Institutions are “susceptible to blackmail” because private donors put pressure on them to “curtail and muzzle freedom of expression and freedom of speech,” said Mouammar, who did not offer any concrete examples when asked.

Mouammar made headlines earlier this week after Immigration Minister Jason Kenney threatened to slash the CAF’s funding, a move that came after Mouammar called Kenney a “professional whore” for criticizing the presence of Hamas and Hezbollah flags at anti-Israel rallies in Toronto.

Later, the panel heard that the name-calling and graffiti that often go hand-in-hand with racism are still alive and well on campus.

Last year, the Black Student’s Alliance at York University had “nigger” and “go back to Africa” written on its office door on Martin Luther King Day. At Ryerson, the bulletin board belonging to the East African Students of Toronto was set on fire.

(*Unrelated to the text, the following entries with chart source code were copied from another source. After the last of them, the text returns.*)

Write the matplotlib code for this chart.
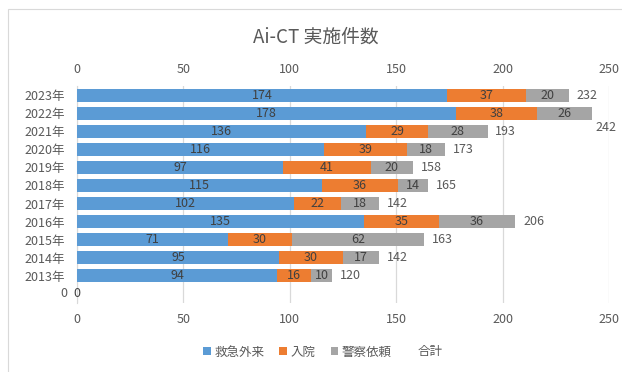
import matplotlib
matplotlib.use("Agg")
import matplotlib.pyplot as plt
from matplotlib.patches import Patch, Rectangle

plt.rcParams['font.family'] = ['Noto Sans CJK JP', 'DejaVu Sans']

years = ["", "2013年", "2014年", "2015年", "2016年", "2017年", "2018年",
         "2019年", "2020年", "2021年", "2022年", "2023年"]
er = [0, 94, 95, 71, 135, 102, 115, 97, 116, 136, 178, 174]
inpatient = [0, 16, 30, 30, 35, 22, 36, 41, 39, 29, 38, 37]
police = [0, 10, 17, 62, 36, 18, 14, 20, 18, 28, 26, 20]
total = [0, 120, 142, 163, 206, 142, 165, 158, 173, 193, 242, 232]
series_names = ["救急外来", "入院", "警察依頼", "合計"]
xticks = [0, 50, 100, 150, 200, 250]

c_er, c_in, c_po = "#5B9BD5", "#ED7D31", "#A5A5A5"
txt = "#595959"
lab = "#404040"

fig = plt.figure(figsize=(6.22, 3.72), dpi=100)
fig.patches.append(Rectangle((8/622, -0.1), 1.0, 1.1 - 9/372,
                             transform=fig.transFigure, fill=False,
                             edgecolor="#D9D9D9", linewidth=0.8))
ax = fig.add_axes([77/622, 1-303/372, 532/622, 217/372])

ypos = list(range(len(years)))
h = 0.72
left2 = [a for a in er]
left3 = [a + b for a, b in zip(er, inpatient)]
ax.barh(ypos, er, height=h, color=c_er, zorder=3)
ax.barh(ypos, inpatient, left=left2, height=h, color=c_in, zorder=3)
ax.barh(ypos, police, left=left3, height=h, color=c_po, zorder=3)

for i in ypos:
    if i == 0:
        continue
    ax.text(er[i]/2, i, str(er[i]), ha="center", va="center", fontsize=9, color=lab, zorder=4)
    ax.text(left2[i] + inpatient[i]/2, i, str(inpatient[i]), ha="center", va="center", fontsize=9, color=lab, zorder=4)
    ax.text(left3[i] + police[i]/2, i, str(police[i]), ha="center", va="center", fontsize=9, color=lab, zorder=4)
    end = left3[i] + police[i]
    if years[i] == "2022年":
        ax.text(248.5, i - 0.78, str(total[i]), ha="center", va="center", fontsize=9, color=txt, zorder=4, clip_on=False)
    else:
        ax.annotate(str(total[i]), (end, i), xytext=(5.5, 0), textcoords="offset points",
                    ha="left", va="center", fontsize=9, color=txt, zorder=4)

# zero labels for empty category
ax.text(0, 0, "0", ha="center", va="center", fontsize=9, color=lab, zorder=4, clip_on=False)
ax.text(-6.3, 0, "0", ha="center", va="center", fontsize=9, color=txt, zorder=4, clip_on=False)

ax.set_xlim(0, 250)
ax.set_ylim(-0.5, len(years) - 0.5)
ax.set_xticks(xticks)
ax.set_yticks(ypos)
ax.set_yticklabels(years)
ax.grid(axis="x", color="#D9D9D9", linewidth=0.9, zorder=0)
for s in ["top", "right", "bottom"]:
    ax.spines[s].set_visible(False)
ax.spines["left"].set_color("#D9D9D9")
ax.tick_params(axis="x", length=0, pad=7, labelsize=9, labelcolor=txt,
               top=True, labeltop=True, bottom=True, labelbottom=True)
ax.tick_params(axis="y", length=0, pad=9, labelsize=9, labelcolor=txt)

fig.text(0.508, 1-37/372, "Ai-CT 実施件数", ha="center", va="center", fontsize=13.5, color=txt)

handles = [Patch(facecolor=c_er), Patch(facecolor=c_in), Patch(facecolor=c_po),
           Patch(facecolor="none", edgecolor="none")]
leg = fig.legend(handles, series_names, loc="center", bbox_to_anchor=(323/622, 1-352/372),
                 ncol=4, frameon=False, fontsize=9, handlelength=0.6, handleheight=0.6,
                 handletextpad=0.3, columnspacing=1.2, labelcolor=txt)

fig.savefig("out.png", dpi=100)
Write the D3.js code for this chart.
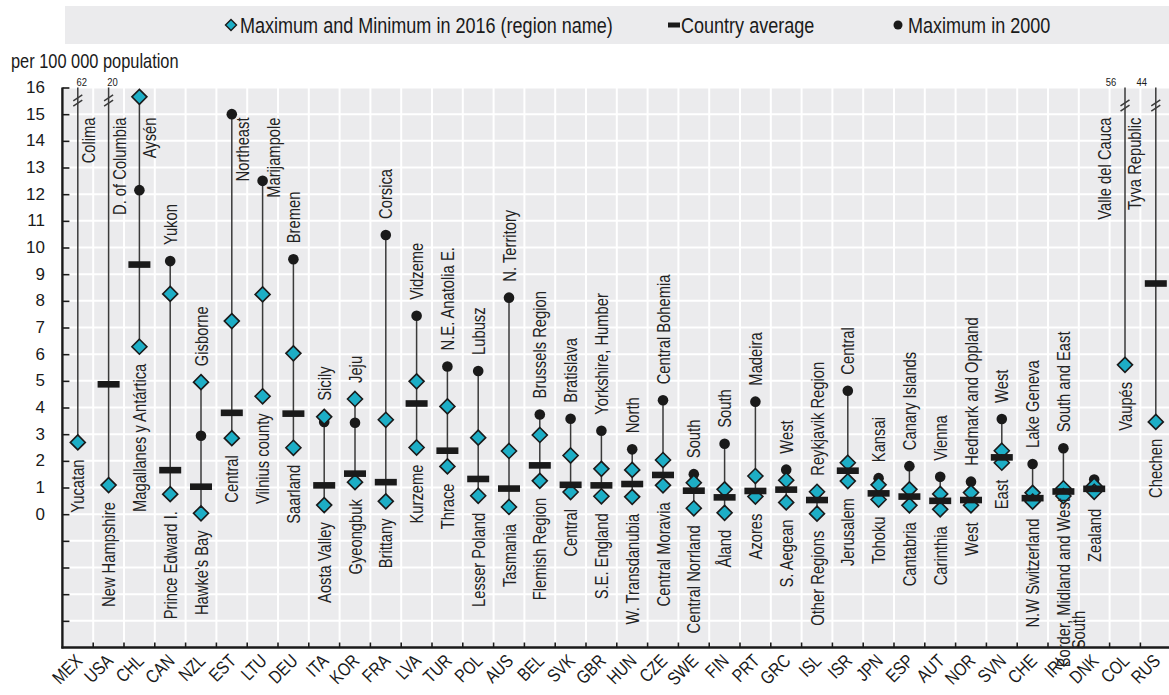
<!DOCTYPE html>
<html><head><meta charset="utf-8">
<script src="https://cdn.jsdelivr.net/npm/d3@7"></script>
<style>body{margin:0;background:#fff;} svg{display:block}</style>
</head><body><svg id="c" width="1169" height="695"></svg>
<script>
// ---------------- DATA ----------------
const countries = ["MEX","USA","CHL","CAN","NZL","EST","LTU","DEU","ITA","KOR","FRA","LVA","TUR","POL","AUS","BEL","SVK","GBR","HUN","CZE","SWE","FIN","PRT","GRC","ISL","ISR","JPN","ESP","AUT","NOR","SVN","CHE","IRL","DNK","COL","RUS"];
const max2016 = [62,20,15.65,8.26,4.95,7.24,8.24,6.03,3.65,4.32,3.54,4.98,4.04,2.87,2.37,2.97,2.2,1.7,1.66,2.03,1.18,0.93,1.43,1.27,0.84,1.93,1.1,0.93,0.76,0.81,2.38,0.8,0.97,1.07,56,44];
const min2016 = [2.69,1.09,6.28,0.75,0.03,2.85,4.42,2.49,0.34,1.2,0.48,2.5,1.79,0.69,0.27,1.25,0.83,0.67,0.65,1.08,0.22,0.05,0.66,0.44,0.02,1.24,0.55,0.33,0.18,0.33,1.93,0.47,0.68,0.84,5.6,3.46];
const countryAvg = [null,4.87,9.36,1.65,1.03,3.8,null,3.77,1.08,1.52,1.2,4.15,2.38,1.32,0.96,1.83,1.1,1.08,1.13,1.47,0.88,0.63,0.87,0.92,0.53,1.63,0.78,0.66,0.5,0.53,2.13,0.6,0.85,0.95,null,8.65];
const max2000 = [null,null,12.15,9.49,2.94,15.0,12.5,9.56,3.46,3.43,10.47,7.44,5.54,5.37,8.12,3.74,3.58,3.13,2.43,4.27,1.5,2.64,4.22,1.67,0.8,4.63,1.35,1.8,1.4,1.22,3.57,1.88,2.47,1.3,null,null];
const maxRegion = ["Colima","D. of Columbia","Aysén","Yukon","Gisborne","Northeast","Marijampole","Bremen","Sicily","Jeju","Corsica","Vidzeme","N.E. Anatolia E.","Lubusz","N. Territory","Brussels Region","Bratislava","Yorkshire, Humber","North","Central Bohemia","South","South","Madeira","West","Reykjavik Region","Central","Kansai","Canary Islands","Vienna","Hedmark and Oppland","West","Lake Geneva","South and East","","Valle del Cauca","Tyva Republic"];
const minRegion = ["Yucatan","New Hampshire","Magallanes y Antártica","Prince Edward I.","Hawke's Bay","Central","Vilnius county","Saarland","Aosta Valley","Gyeongbuk","Brittany","Kurzeme","Thrace","Lesser Poland","Tasmania","Flemish Region","Central","S.E. England","W. Transdanubia","Central Moravia","Central Norrland","Åland","Azores","S. Aegean","Other Regions","Jerusalem","Tohoku","Cantabria","Carinthia","West","East","N.W Switzerland","Border, Midland and West\nSouth","Zealand","Vaupés","Chechen"];
const yTickValues = [0,1,2,3,4,5,6,7,8,9,10,11,12,13,14,15,16];
const yDomain = [-5,16];
const legendLabels = ["Maximum and Minimum in 2016 (region name)","Country average","Maximum in 2000"];
const unitLabel = "per 100 000 population";

(function(){
// ---------------- FONTS ----------------
function hasFont(name){
  const c=document.createElement('canvas').getContext('2d');
  const s="abcdefghijklmnopqrstuvwxyzABCDEFGHIJ0123456789";
  c.font="60px monospace"; const w0=c.measureText(s).width;
  c.font=`60px '${name}', monospace`; const w1=c.measureText(s).width;
  return Math.abs(w0-w1)>1;
}
let narrowName = null;
if (hasFont("Liberation Sans Narrow")) narrowName="'Liberation Sans Narrow'";
else if (hasFont("Arial Narrow")) narrowName="'Arial Narrow'";
const NF = narrowName ? narrowName+", 'Liberation Sans', Arial, sans-serif" : "'Liberation Sans', Arial, sans-serif";
const SX = narrowName ? 1 : 0.82;   // horizontal condensation to mimic a narrow face
const RF = "'Liberation Sans', Arial, sans-serif";

// ---------------- LAYOUT ----------------
const W=1169;
const pL=62.4, step=30.8, pT=87.5, pB=647.5;
const BG="#EBEBED", TEAL="#1DAEC6", INK="#1a1a1a", STEM="#3a3a3a";

const svg=d3.select("#c");
const x=d3.scaleBand().domain(countries).range([pL, pL+step*countries.length]).padding(0);
const y=d3.scaleLinear().domain(yDomain).range([pB, pT]);
const yc = v => y(Math.min(v, yDomain[1]));
const xc = c => x(c)+x.bandwidth()/2;
const sc = `scale(${SX},1)`;

// legend
svg.append("rect").attr("x",65).attr("y",6).attr("width",W-65).attr("height",38).attr("fill",BG);
const ly=25;
const dia = r => `M0,${-r}L${r},0L0,${r}L${-r},0Z`;
svg.append("path").attr("d",dia(5.5)).attr("transform",`translate(231,${ly})`).attr("fill",TEAL).attr("stroke",INK).attr("stroke-width",1.4);
const lt = svg.append("g").attr("font-family",NF).attr("font-size",22).attr("fill",INK).attr("dominant-baseline","central");
lt.append("text").attr("transform",`translate(240,${ly}) ${sc}`).text(legendLabels[0]);
svg.append("rect").attr("x",668).attr("y",ly-2.5).attr("width",12).attr("height",5).attr("fill",INK);
lt.append("text").attr("transform",`translate(681,${ly}) ${sc}`).text(legendLabels[1]);
svg.append("circle").attr("cx",898).attr("cy",ly).attr("r",4.5).attr("fill",INK);
lt.append("text").attr("transform",`translate(908,${ly}) ${sc}`).text(legendLabels[2]);

// unit label
svg.append("text").attr("transform",`translate(11,61) ${sc}`).attr("dominant-baseline","central")
  .attr("font-family",NF).attr("font-size",20).attr("fill",INK).text(unitLabel);

// plot background
svg.append("rect").attr("x",pL).attr("y",pT).attr("width",W-pL).attr("height",pB-pT).attr("fill",BG);

// gridlines
const grid=svg.append("g").attr("stroke","#fff").attr("stroke-width",2);
d3.range(yDomain[0]+1, yDomain[1]+1).forEach(v=>{
  grid.append("line").attr("x1",pL).attr("x2",W).attr("y1",y(v)).attr("y2",y(v));
});
countries.forEach((c,i)=>{ if(i>0) grid.append("line").attr("x1",x(c)).attr("x2",x(c)).attr("y1",pT).attr("y2",pB); });

// axes
const yAxis = d3.axisRight(y).tickValues(d3.range(yDomain[0]+1,yDomain[1]+1)).tickSize(7).tickFormat("");
const gy = svg.append("g").attr("transform",`translate(${pL},0)`).call(yAxis);
gy.select(".domain").remove();
gy.selectAll(".tick line").attr("stroke",INK).attr("stroke-width",1.6);
svg.append("g").selectAll("text").data(yTickValues).join("text")
  .attr("x",45).attr("y",d=>y(d)).attr("text-anchor","end").attr("dominant-baseline","central")
  .attr("font-family",RF).attr("font-size",17).attr("fill",INK).text(d=>d);

const bounds = countries.slice(1).map(c=>x(c));
svg.append("g").selectAll("line").data(bounds).join("line")
  .attr("x1",d=>d).attr("x2",d=>d).attr("y1",pB-5).attr("y2",pB).attr("stroke",INK).attr("stroke-width",1.6);
svg.append("line").attr("x1",pL).attr("x2",pL).attr("y1",pT).attr("y2",pB+1).attr("stroke",INK).attr("stroke-width",2.4);
svg.append("line").attr("x1",pL-1).attr("x2",W).attr("y1",pB).attr("y2",pB).attr("stroke",INK).attr("stroke-width",2.4);

// x labels
svg.append("g").selectAll("text").data(countries).join("text")
  .attr("transform",c=>`translate(${xc(c)+5.5},662) rotate(-45) ${sc}`)
  .attr("text-anchor","end").attr("font-family",NF).attr("font-size",18.5).attr("fill",INK).text(c=>c);

// marks
const rows = countries.map((c,i)=>({c,i,mx:max2016[i],mn:min2016[i],avg:countryAvg[i],m0:max2000[i],rmax:maxRegion[i],rmin:minRegion[i]}));
const marks=svg.append("g");
rows.forEach(r=>{
  const vals=[r.mx,r.mn,r.avg,r.m0].filter(v=>v!=null);
  const hi=d3.max(vals), lo=d3.min(vals);
  marks.append("line").attr("x1",xc(r.c)).attr("x2",xc(r.c)).attr("y1",yc(hi)).attr("y2",y(lo))
    .attr("stroke",STEM).attr("stroke-width",1.5);
});
const broken = rows.filter(r=>r.mx>yDomain[1]);
broken.forEach(r=>{
  const cx=xc(r.c), right = r.i < countries.length/2;
  const by = right ? pT+13 : pT+18;
  [-2.6,2.6].forEach(o=>{
    marks.append("line").attr("x1",cx-4.5).attr("x2",cx+4.5).attr("y1",by+o+3).attr("y2",by+o-3)
      .attr("stroke",STEM).attr("stroke-width",1.5);
  });
  svg.append("text").attr("transform",`translate(${right?cx+4:cx-14},${pT-2}) ${sc}`).attr("text-anchor","middle")
    .attr("font-family",NF).attr("font-size",11.5).attr("fill",INK).text(r.mx);
});
marks.selectAll(".d0").data(rows.filter(r=>r.m0!=null)).join("circle")
  .attr("cx",r=>xc(r.c)).attr("cy",r=>y(r.m0)).attr("r",5.3).attr("fill",INK);
const diamonds = [];
rows.forEach(r=>{ if(r.mx<=yDomain[1]) diamonds.push({c:r.c,v:r.mx}); diamonds.push({c:r.c,v:r.mn}); });
marks.selectAll(".dm").data(diamonds).join("path")
  .attr("d",dia(7.5)).attr("transform",d=>`translate(${xc(d.c)},${y(d.v)})`)
  .attr("fill",TEAL).attr("stroke",INK).attr("stroke-width",1.6);
marks.selectAll(".av").data(rows.filter(r=>r.avg!=null)).join("rect")
  .attr("x",r=>xc(r.c)-11).attr("y",r=>y(r.avg)-3.3).attr("width",22).attr("height",6.6).attr("fill",INK);

// region labels
const labG = svg.append("g").attr("font-family",NF).attr("font-size",18).attr("fill","#222");
rows.forEach(r=>{
  const cx=xc(r.c);
  if(r.rmax){
    const hi=d3.max([r.mx,r.m0].filter(v=>v!=null));
    const startY = yc(hi)-16;
    const t=labG.append("text").attr("dominant-baseline","central").text(r.rmax);
    const len=t.node().getComputedTextLength()*SX;
    if(startY-len < pT+2 || hi>yDomain[1]){
      const right = r.i < countries.length/2;
      const lx = right ? cx+10.5 : cx-21;
      t.attr("text-anchor","end").attr("transform",`translate(${lx},${pT+30}) rotate(-90) ${sc}`);
    } else {
      t.attr("text-anchor","start").attr("transform",`translate(${cx},${startY}) rotate(-90) ${sc}`);
    }
  }
  if(r.rmin){
    const lines=r.rmin.split("\n");
    const ty=y(r.mn)+(lines.length>1 ? 2 : 17);
    const t=labG.append("text").attr("dominant-baseline","central").attr("text-anchor","end")
      .attr("transform",`translate(${cx},${ty}) rotate(-90) ${sc}`).text(lines[0]);
    if(lines.length>1){
      const len=t.node().getComputedTextLength()*SX;
      labG.append("text").attr("dominant-baseline","central").attr("text-anchor","start")
        .attr("transform",`translate(${cx+15},${ty+len-18}) rotate(-90) ${sc}`).text(lines[1]);
    }
  }
});
})();
</script></body></html>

“I find it really upsetting and pointless, and I think people that write that stuff down don’t realize the impact,” said Mike Auksi, a 27-year-old Ojibway from Lac Seul First Nation.

The Ryerson social work student told the panel about hateful epithets he’s seen scrawled on bathroom walls.

“It impacts me even if it isn’t myself that’s being targeted.”

The hearing appears next at the University of Toronto, and has other stops scheduled in Kingston, Ottawa, Guelph and Sudbury. The work will culminate in a report the federation hopes to have completed in the fall.